On top of that, the Chinese market price is currently higher than the global market, eliminating any incentive to export their tonnage.
And during the Q1 earnings call on 5/2/2023:
More on these clean energy initiatives:
I think a lot of the new demand that we're looking at for ammonia as a clean energy source is much more likely to be kind of longer term, contractually based with ratable offtake and a return profile that's attractive based on either the acquisition price of the asset or the build construction if it's new build. And so our expectation is that, we believe that we're the best operators of these kind of assets in the world. We operate in one of the lower-cost regions. There's incentive structures out there from a legislative perspective. And access to some great partners like we have with ExxonMobil and others to help us achieve blue ammonia.
And so from that perspective, we think that we can earn a really attractive rate of return on incremental capital that we're putting in the ground on these kind of projects. And it's likely to be much more kind of ratable and fixed rate of return than it is subject to some of the volatility in the fertilizer space.
And so we think that adding some of those layers of attractive fixed margin returns will be pretty additive to the overall valuation of the enterprise going forward. We'll continue to generate some good cash flow for us that we can deploy either against share repo or appropriate growth projects when we find opportunities to continue to generate those rates of return.
So we'll probably see us doing more of that kind of thing, particularly as this new demand source emerges.
Finally, the pace of share buybacks should come back strongly through the rest of the year, now that they have completed the recent Waggaman acquisition:
The first quarter was heavily influenced by the fact that we were in pretty advanced conversations for most of that quarter, and therefore, we were blacked out from being able to do buybacks and then we were able to kind of jump in after the announcement went out the door and participate a little bit.
I think we feel very comfortable about the amount of cash generation that we expect through the balance of this year, plus a sizable amount of cash on hand even after we consummate the Waggaman purchase. And so we have a large share repurchase authorization in front of us that the Board just put in place. But one of the things that we have seen is despite having what -- from a historical standpoint is a very strong Q1, including very strong cash generation, share price volatility that seems to trade on all kinds of other factors and we're committed to taking advantage of those dips opportunistically in a way that really rewards our longer-term shareholders in a very substantial way.

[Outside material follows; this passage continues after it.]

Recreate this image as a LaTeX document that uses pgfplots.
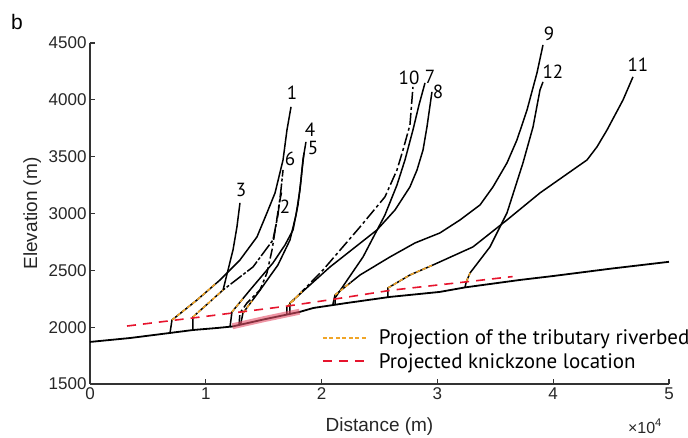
\documentclass[border=0pt]{standalone}
\usepackage{fontspec}
\setmainfont{Liberation Sans}
\newfontfamily\myr{PT Sans}
\usepackage{pgfplots}
\pgfplotsset{compat=1.18}
\definecolor{kzred}{RGB}{230,20,45}
\definecolor{projor}{RGB}{240,165,40}
\definecolor{bandred}{RGB}{228,80,105}
\tikzset{
  trib/.style={black, line width=1.5pt},
  orng/.style={color=projor, line width=1.5pt, dash pattern=on 4pt off 2.5pt},
  kz/.style={color=kzred, line width=1.6pt, dash pattern=on 9pt off 7pt},
  lab/.style={font=\myr\fontsize{19}{20}\selectfont, text=black},
}
\begin{document}
\begin{tikzpicture}
\useasboundingbox (-90pt,-54pt) rectangle (598pt,384pt);
\begin{axis}[
  scale only axis, width=579pt, height=341pt,
  xmin=0, xmax=5, ymin=1500, ymax=4500,
  axis x line*=bottom, axis y line*=left,
  every outer x axis line/.append style={-},
  every outer y axis line/.append style={-},
  axis line style={-, line width=1.2pt, black!80},
  tick align=inside, major tick length=5pt,
  every tick/.style={line width=1.2pt, black!80},
  xtick={0,1,2,3,4,5}, ytick={1500,2000,2500,3000,3500,4000,4500},
  scaled ticks=false,
  /pgf/number format/assume math mode=true,
  /pgf/number format/1000 sep={},
  tick label style={font=\fontsize{17}{20}\selectfont, text=black!85},
  xlabel={Distance (m)}, ylabel={Elevation (m)},
  label style={font=\fontsize{19}{22}\selectfont, text=black!85},
  xlabel style={at={(axis description cs:0.5,-0.126)}, anchor=center},
  ylabel style={at={(axis description cs:-0.10,0.5)}, anchor=center},
  clip=false,
  legend style={at={(0.40,0.165)}, anchor=north west, draw=none, fill=none,
    font=\myr\fontsize{21}{24}\selectfont, row sep=3pt, column sep=8pt, inner sep=0pt,
    nodes={inner sep=2pt}},
  legend cell align=left,
]
% trunk
\addplot[black, line width=1.8pt, forget plot] coordinates {
(0,1870) (0.35,1905) (0.69,1949) (0.89,1975) (1.1,1993) (1.23,2006) (1.5,2068) (1.81,2134)
(1.93,2169) (2.22,2213) (2.59,2266) (3.02,2310) (3.24,2350) (3.71,2415) (4.0,2450) (4.5,2515) (5.0,2575)};
% tributaries
\addplot[trib, forget plot] coordinates {(0.691,1949) (0.708,2063) (0.924,2239) (1.123,2415) (1.295,2591) (1.442,2794) (1.528,3005) (1.598,3181) (1.667,3471) (1.701,3735) (1.736,3938)};
\addplot[trib, forget plot] coordinates {(1.149,2327) (1.192,2503) (1.235,2679) (1.269,2882) (1.295,3093)};
\addplot[trib, forget plot, dash pattern=on 14pt off 2pt on 3pt off 2pt] coordinates {(0.889,1975) (0.889,2090) (1.149,2327) (1.408,2530) (1.580,2767) (1.623,2987) (1.649,3207) (1.667,3383)};
\addplot[trib, forget plot, dash pattern=on 10pt off 3pt on 3pt off 3pt] coordinates {(1.287,2018) (1.295,2125) (1.356,2213) (1.468,2327) (1.528,2477) (1.572,2679) (1.606,2899) (1.632,3075) (1.658,3207)};
\addplot[trib, forget plot] coordinates {(1.209,2002) (1.226,2134) (1.382,2327) (1.580,2565) (1.684,2723) (1.753,2855) (1.796,3075) (1.822,3295) (1.839,3471) (1.865,3630)};
\addplot[trib, forget plot] coordinates {(1.30,2020) (1.321,2125) (1.451,2301) (1.623,2547) (1.727,2767) (1.779,2987) (1.813,3207) (1.831,3383) (1.848,3533)};
\addplot[trib, forget plot, dash pattern=on 12pt off 3pt on 3pt off 3pt] coordinates {(1.70,2115) (1.701,2178) (2.012,2503) (2.332,2882) (2.547,3146) (2.651,3383) (2.703,3559) (2.763,3779) (2.789,4114)};
\addplot[trib, forget plot] coordinates {(2.116,2205) (2.116,2257) (2.358,2618) (2.547,2987) (2.651,3251) (2.720,3471) (2.789,3735) (2.841,3955) (2.893,4149)};
\addplot[trib, forget plot] coordinates {(1.727,2120) (1.727,2213) (2.073,2530) (2.478,2855) (2.634,3031) (2.763,3234) (2.824,3383) (2.876,3559) (2.910,3762) (2.953,4070)};
\addplot[trib, forget plot] coordinates {(2.098,2203) (2.116,2283) (2.332,2459) (2.591,2618) (2.807,2741) (3.022,2829) (3.195,2943) (3.368,3075) (3.480,3234) (3.601,3445) (3.687,3647) (3.774,3911) (3.860,4237) (3.912,4483)};
\addplot[trib, forget plot] coordinates {(2.573,2264) (2.573,2345) (2.763,2459) (2.962,2547) (3.307,2706) (3.601,2943) (3.886,3181) (4.292,3471) (4.378,3586) (4.465,3735) (4.603,3999) (4.689,4202)};
\addplot[trib, forget plot] coordinates {(3.238,2350) (3.25,2400) (3.282,2477) (3.454,2706) (3.601,3005) (3.739,3445) (3.826,3762) (3.886,4087) (3.912,4158)};
% knickzone band
\addplot[bandred, line width=6pt, opacity=0.6, forget plot] coordinates {(1.23,2008) (1.5,2070) (1.81,2136)};
% projections of tributary riverbeds
\addplot[orng, legend image code/.code={\draw[color=projor, line width=1.5pt, dash pattern=on 4pt off 2.5pt] (0pt,0pt) -- (45pt,0pt);}] coordinates {(0.708,2063) (0.924,2239) (1.08,2378)};
\addlegendentry{Projection of the tributary riverbed}
\addplot[orng, forget plot] coordinates {(0.889,2090) (1.149,2327)};
\addplot[orng, forget plot] coordinates {(1.226,2134) (1.33,2262)};
\addplot[orng, forget plot] coordinates {(1.321,2125) (1.40,2232)};
\addplot[orng, forget plot] coordinates {(1.701,2178) (1.83,2313)};
\addplot[orng, forget plot] coordinates {(1.727,2213) (1.80,2280)};
\addplot[orng, forget plot] coordinates {(2.116,2283) (2.25,2392)};
\addplot[orng, forget plot] coordinates {(2.573,2345) (2.763,2459) (2.962,2547)};
\addplot[orng, forget plot] coordinates {(3.25,2400) (3.282,2477)};
% projected knickzone location
\addplot[kz, legend image code/.code={\draw[draw=kzred, line width=2pt, dash pattern=on 9pt off 7pt] (0pt,0pt) -- (45pt,0pt);}] coordinates {(0.32,2010) (1.0,2095) (1.7,2185) (2.1,2245) (2.6,2325) (3.26,2400) (3.65,2445)};
\addlegendentry{Projected knickzone location}
% labels
\node[lab] at (axis cs:1.744,4061) {1};
\node[lab] at (axis cs:1.684,3058) {2};
\node[lab] at (axis cs:1.304,3207) {3};
\node[lab] at (axis cs:1.900,3735) {4};
\node[lab] at (axis cs:1.926,3577) {5};
\node[lab] at (axis cs:1.727,3480) {6};
\node[lab] at (axis cs:2.755,4193) {10};
\node[lab] at (axis cs:2.936,4202) {7};
\node[lab] at (axis cs:3.005,4070) {8};
\node[lab] at (axis cs:3.964,4580) {9};
\node[lab] at (axis cs:3.998,4246) {12};
\node[lab] at (axis cs:4.732,4307) {11};
\node[font=\fontsize{16}{18}\selectfont, text=black!85] at (rel axis cs:0.9585,-0.124) {×10\textsuperscript{4}};
\end{axis}
\node[font=\fontsize{21}{24}\selectfont] at (-73pt,362pt) {b};
\end{tikzpicture}
\end{document}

And so what you'll probably see is us diving in deeper and harder on the dips and less so when we're trading relatively flatter. But I think taking over a year or a 2-year period, that should really disproportionately reward those that stay with us.

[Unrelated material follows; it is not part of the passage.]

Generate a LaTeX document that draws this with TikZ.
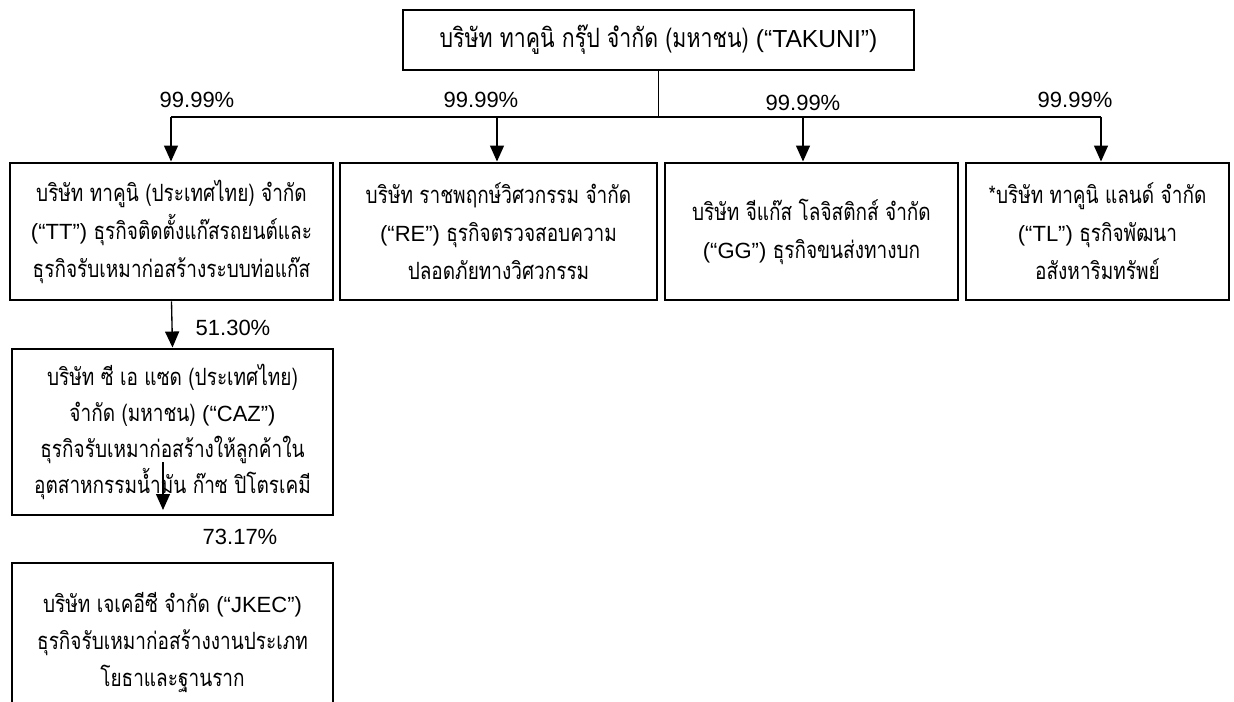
\documentclass[tikz,border=0pt]{standalone}
\usepackage{fontspec}
\setmainfont[Script=Thai,Scale=1.08,FakeStretch=0.8]{Loma}
\newfontfamily\latfont{Liberation Sans}
\newcommand\la[1]{{\latfont #1}}
\usetikzlibrary{arrows.meta}
\begin{document}
\begin{tikzpicture}[x=0.75pt,y=-0.75pt,
  box/.style={draw, line width=2.2pt, align=center, inner sep=0pt,
    font=\fontsize{16.5pt}{28.5pt}\selectfont},
  conn/.style={line width=1pt},
  arr/.style={conn,-{Triangle[width=10.5pt,length=12pt]}},
  pct/.style={font=\latfont\fontsize{16.5pt}{20pt}\selectfont, inner sep=0pt}]
\useasboundingbox (0,0) rectangle (1234,702);
\clip (0,0) rectangle (1234,702);

% boxes
\node[box, minimum width=383.25pt, minimum height=45pt,
  font=\fontsize{18.5pt}{22pt}\selectfont] (top) at (658.5,40)
  {บริษัท ทาคูนิ กรุ๊ป จำกัด (มหาชน) \la{(“TAKUNI”)}};
\node[box, minimum width=242.25pt, minimum height=102.75pt] (tt) at (171.5,231.5)
  {บริษัท ทาคูนิ (ประเทศไทย) จำกัด\\\la{(“TT”)} ธุรกิจติดตั้งแก๊สรถยนต์และ\\ธุรกิจรับเหมาก่อสร้างระบบท่อแก๊ส};
\node[box, minimum width=237.75pt, minimum height=102.75pt] (re) at (498.5,231.5)
  {บริษัท ราชพฤกษ์วิศวกรรม จำกัด\\\la{(“RE”)} ธุรกิจตรวจสอบความ\\ปลอดภัยทางวิศวกรรม};
\node[box, minimum width=219.75pt, minimum height=102.75pt] (gg) at (811.5,231.5)
  {บริษัท จีแก๊ส โลจิสติกส์ จำกัด\\\la{(“GG”)} ธุรกิจขนส่งทางบก};
\node[box, minimum width=197.25pt, minimum height=102.75pt] (tl) at (1097.5,231.5)
  {*บริษัท ทาคูนิ แลนด์ จำกัด\\\la{(“TL”)} ธุรกิจพัฒนา\\อสังหาริมทรัพย์};
\node[box, minimum width=240.75pt, minimum height=124.5pt,
  font=\fontsize{16.5pt}{27pt}\selectfont] (caz) at (172.5,432)
  {บริษัท ซี เอ แซด (ประเทศไทย)\\จำกัด (มหาชน) \la{(“CAZ”)}\\ธุรกิจรับเหมาก่อสร้างให้ลูกค้าใน\\อุตสาหกรรมน้ำมัน ก๊าซ ปิโตรเคมี};
\node[box, minimum width=240.75pt, minimum height=120pt,
  font=\fontsize{16.5pt}{27.75pt}\selectfont] (jkec) at (172.5,643)
  {บริษัท เจเคอีซี จำกัด \la{(“JKEC”)}\\ธุรกิจรับเหมาก่อสร้างงานประเภท\\โยธาและฐานราก};

% bus
\coordinate (b1) at (171,117);
\coordinate (b2) at (497,117);
\coordinate (b3) at (803,117);
\coordinate (b4) at (1101,117);
\draw[conn] (top.south) -- (top.south |- b1);
\draw[conn] (b1) -- (b4);
\draw[arr] (b1) -- (b1 |- tt.north);
\draw[arr] (b2) -- (b2 |- re.north);
\draw[arr] (b3) -- (b3 |- gg.north);
\draw[arr] (b4) -- (b4 |- tl.north);

% TT -> CAZ
\draw[arr] (tt.south) -- (caz.north);
% arrow inside CAZ
\coordinate (cazin) at (163,462);
\coordinate (caztip) at (163,510);
\draw[arr] (cazin) -- (caztip);

% labels
\node[pct] (l1) at (197,100) {99.99\%};
\node[pct] (l2) at (481,100) {99.99\%};
\node[pct] (l3) at (803,103) {99.99\%};
\node[pct] (l4) at (1075,100) {99.99\%};
\node[pct] (l5) at (233,328) {51.30\%};
\node[pct] (l6) at (240,537) {73.17\%};
\end{tikzpicture}
\end{document}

Admittedly, the next twelve months won’t match the previous twelve months of FCF or earnings. However, the elements are still in place for robust demand and pricing dynamics going out at least two years. Even as pricing has relatively normalized, the demand due to restoring food stocks should continue to be supportive of CF’s market position.
Continued recognition of the high FCF characteristics.
Realization of the market dichotomy that has left high FCF stocks at rare valuation levels.
Resumption of aggressive share repurchases.